→ Challenge
Repeat exactly the lines from the line with "Clone this chart in Plotly.js." to the line with "var urbanLabels = ['53,9', '53,49'];", including both, and leave out any pictures.

##### Data provided #####

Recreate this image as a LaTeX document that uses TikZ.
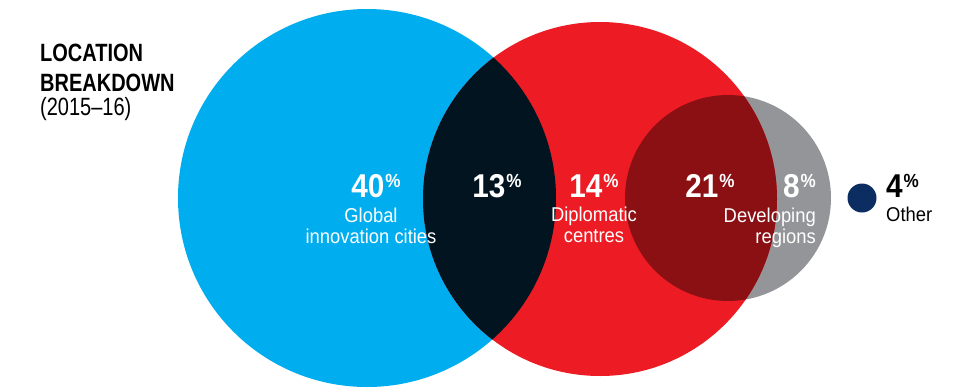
\documentclass[tikz,border=0pt]{standalone}
\usepackage{fontspec}
\setmainfont{Liberation Sans}
\newfontfamily\titlefont[FakeStretch=0.8]{Liberation Sans}
\newfontfamily\labelfont[FakeStretch=0.92]{Liberation Sans}
\newfontfamily\numfont[FakeStretch=0.9]{Liberation Sans}
\usetikzlibrary{
  positioning,
  calc
}

\definecolor{globalblue}{HTML}{00AEEF}
\definecolor{diplored}{HTML}{ED1C24}
\definecolor{overlapnavy}{HTML}{02141F}
\definecolor{devgray}{HTML}{939598}
\definecolor{overlapred}{HTML}{8B1014}
\definecolor{othernavy}{HTML}{0C2D62}

\newcommand{\pct}[1]{#1\hspace{1pt}\raisebox{10pt}{\fontsize{19}{19}\selectfont\%}}

\begin{document}
\begin{tikzpicture}[x=1pt, y=-1pt,
    num/.style = {inner sep=0, anchor=base, text=white,
                  font=\numfont\bfseries\fontsize{33}{33}\selectfont},
    lbl/.style = {inner sep=0, text=white, align=center,
                  font=\labelfont\fontsize{20}{21}\selectfont}]
    \useasboundingbox[fill=white] (0,0) rectangle (962,389);

    % circles
    \coordinate (cglobal) at (367,198);
    \coordinate (cdiplo) at (600,199);
    \coordinate (cdev) at (728,198);
    \fill[globalblue] (cglobal) circle (189);
    \fill[devgray] (cdev) circle (103);
    \fill[diplored] (cdiplo) circle (177);
    \begin{scope}
      \clip (cglobal) circle (189);
      \fill[overlapnavy] (cdiplo) circle (177);
    \end{scope}
    \begin{scope}
      \clip (cdiplo) circle (177);
      \fill[overlapred] (cdev) circle (103);
    \end{scope}
    \fill[othernavy] (862,198) circle (14.5);

    % title
    \node[inner sep=0, anchor=north west, align=left,
          font=\titlefont\fontsize{25}{30}\selectfont] (title) at (40,44)
         {\textbf{LOCATION}\\\textbf{BREAKDOWN}\\[-6pt](2015–16)};

    % shares
    \node[num] (n40) at (376,197) {\pct{40}};
    \node[lbl, below=10pt of n40, xshift=-5pt] (lglobal) {Global\\innovation cities};
    \node[num] (n13) at (497,197) {\pct{13}};
    \node[num] (n14) at (594,197) {\pct{14}};
    \node[lbl, below=10pt of n14] (ldiplo) {Diplomatic\\centres};
    \node[num] (n21) at (710,197) {\pct{21}};
    \node[num, anchor=base east] (n8) at (816,197) {\pct{8}};
    \node[lbl, align=right, anchor=north east] (ldev)
         at ([yshift=-10pt]n8.south east) {Developing\\regions};
    \node[num, anchor=base west, text=black] (n4) at (886,197) {\pct{4}};
    \node[lbl, align=left, anchor=north west, text=black] (lother)
         at ([yshift=-10pt]n4.south west) {Other};
\end{tikzpicture}
\end{document}
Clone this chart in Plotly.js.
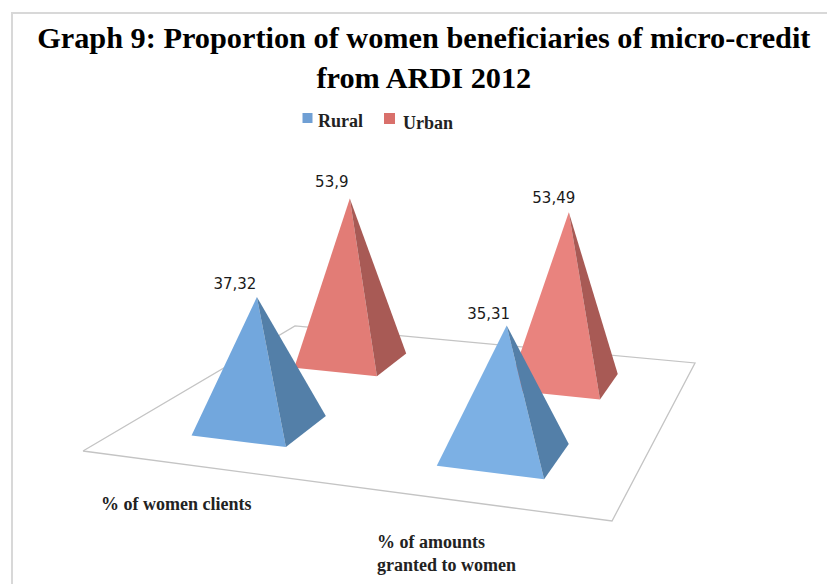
<!DOCTYPE html>
<html><head><meta charset="utf-8">
<script src="https://cdn.plot.ly/plotly-3.0.1.min.js"></script>
<style>html,body{margin:0;padding:0;background:#fff}#chart{width:827px;height:584px}</style>
</head><body><div id="chart"></div>
<script>
// ---- data ----
var categories = ['% of women clients', '% of amounts<br>granted to women'];
var seriesNames = ['Rural', 'Urban'];
var rural = [37.32, 35.31];
var urban = [53.9, 53.49];
var ruralLabels = ['37,32', '35,31'];
var urbanLabels = ['53,9', '53,49'];

// ---- perspective of the floor: (u along categories, v along series) -> pixel axes ----
function den(u, v) { return -0.12716 * u + 0.34888 * v + 1; }
function floorPt(u, v) {
  var d = den(u, v);
  return [(451.2 * u + 314.9 * v + 83) / d, (3.75 * u - 11.3 * v + 451) / d];
}
var HALF = 0.1, LEAN = 0.00018;
function apexPt(u, v, value) {
  var c = floorPt(u, v), h = (3.6 + 0.13 * v) * value / den(u, v);
  return [c[0] + (c[0] - 400) * h * LEAN, c[1] - h];
}
function face(p, q, r, color) {
  return { type: 'scatter', mode: 'lines', x: [p[0], q[0], r[0], p[0]], y: [p[1], q[1], r[1], p[1]],
    fill: 'toself', fillcolor: color, line: { width: 0, color: color }, hoverinfo: 'skip', showlegend: false };
}
function pyramid(catIdx, serIdx, value, frontCol, sideCol) {
  var u = 0.25 + 0.5 * catIdx, v = 0.25 + 0.5 * serIdx;
  var fl = floorPt(u - HALF, v - HALF), fr = floorPt(u + HALF, v - HALF), br = floorPt(u + HALF, v + HALF);
  var a = apexPt(u, v, value);
  return [face(fl, fr, a, frontCol), face(fr, br, a, sideCol)];
}

var traces = [];
var c0 = floorPt(0, 0), c1 = floorPt(1, 0), c2 = floorPt(1, 1), c3 = floorPt(0, 1);
traces.push({ type: 'scatter', mode: 'lines', x: [c0[0], c1[0], c2[0], c3[0], c0[0]], y: [c0[1], c1[1], c2[1], c3[1], c0[1]],
  line: { color: '#c4c4c4', width: 1.3 }, hoverinfo: 'skip', showlegend: false });
var urbanFront = ['#e27c76', '#e9837e'], ruralFront = ['#72a7dd', '#7cb0e4'];
[1, 0].forEach(function (c) { traces = traces.concat(pyramid(c, 1, urban[c], urbanFront[c], '#a85a55')); });
[0, 1].forEach(function (c) { traces = traces.concat(pyramid(c, 0, rural[c], ruralFront[c], '#537fa8')); });

// value labels, placed relative to each apex
var ruralShift = [[-22, -12], [-18, -10]], urbanShift = [[-18, -15], [-15, -13]];
function labelTrace(ser, values, labels, shift) {
  var xs = [], ys = [];
  values.forEach(function (val, c) {
    var a = apexPt(0.25 + 0.5 * c, 0.25 + 0.5 * ser, val);
    xs.push(a[0] + shift[c][0]); ys.push(a[1] + shift[c][1]);
  });
  return { type: 'scatter', mode: 'text', x: xs, y: ys, text: labels, textposition: 'middle center',
    textfont: { family: 'DejaVu Sans', size: 15, color: '#1a1a1a' }, hoverinfo: 'skip', showlegend: false };
}
traces.push(labelTrace(0, rural, ruralLabels, ruralShift));
traces.push(labelTrace(1, urban, urbanLabels, urbanShift));

// legend keys
var legendX = [307.5, 389.5], legendKeyY = [118, 118.5], legendSize = [10, 11], legendTextY = [120.5, 123], legendCol = ['#6f9fd4', '#d9706b'];
seriesNames.forEach(function (n, i) {
  traces.push({ type: 'scatter', mode: 'markers', x: [legendX[i]], y: [legendKeyY[i]], name: n,
    marker: { symbol: 'square', size: legendSize[i], color: legendCol[i] }, hoverinfo: 'name', showlegend: false });
});

var serif = 'Liberation Serif';
var labelFont = { family: serif, size: 18, color: '#222', weight: 700 };
var layout = {
  width: 827, height: 584, margin: { l: 0, r: 0, t: 0, b: 0 }, paper_bgcolor: '#fff', plot_bgcolor: '#fff',
  showlegend: false,
  title: { text: 'Graph 9: Proportion of women beneficiaries of micro-credit<br>from ARDI 2012',
    font: { family: serif, size: 30.3, color: '#000', weight: 700 }, x: 0.5125, xanchor: 'center', y: 0.9175, yanchor: 'top' },
  xaxis: { range: [0, 827], visible: false, fixedrange: true },
  yaxis: { range: [584, 0], visible: false, fixedrange: true },
  shapes: [
    { type: 'line', xref: 'paper', yref: 'paper', x0: 12 / 827, x1: 12 / 827, y0: 0, y1: 1 - 13 / 584, line: { color: '#d8d8d8', width: 2 } },
    { type: 'line', xref: 'paper', yref: 'paper', x0: 11 / 827, x1: 1, y0: 1 - 13 / 584, y1: 1 - 13 / 584, line: { color: '#d8d8d8', width: 2 } }
  ],
  annotations: [
    { x: 99, y: 504, xref: 'x', yref: 'y', xanchor: 'left', yanchor: 'middle', showarrow: false, align: 'left', text: categories[0], font: labelFont },
    { x: 375, y: 553, xref: 'x', yref: 'y', xanchor: 'left', yanchor: 'middle', showarrow: false, align: 'left', text: categories[1], font: labelFont },
    { x: 316, y: legendTextY[0], xref: 'x', yref: 'y', xanchor: 'left', yanchor: 'middle', showarrow: false, text: seriesNames[0], font: labelFont },
    { x: 401, y: legendTextY[1], xref: 'x', yref: 'y', xanchor: 'left', yanchor: 'middle', showarrow: false, text: seriesNames[1], font: labelFont }
  ]
};
Plotly.newPlot('chart', traces, layout, { displayModeBar: false, staticPlot: true });
</script></body></html>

#####

→ Result of this task
Clone this chart in Plotly.js.
<!DOCTYPE html>
<html><head><meta charset="utf-8">
<script src="https://cdn.plot.ly/plotly-3.0.1.min.js"></script>
<style>html,body{margin:0;padding:0;background:#fff}#chart{width:827px;height:584px}</style>
</head><body><div id="chart"></div>
<script>
// ---- data ----
var categories = ['% of women clients', '% of amounts<br>granted to women'];
var seriesNames = ['Rural', 'Urban'];
var rural = [37.32, 35.31];
var urban = [53.9, 53.49];
var ruralLabels = ['37,32', '35,31'];
var urbanLabels = ['53,9', '53,49'];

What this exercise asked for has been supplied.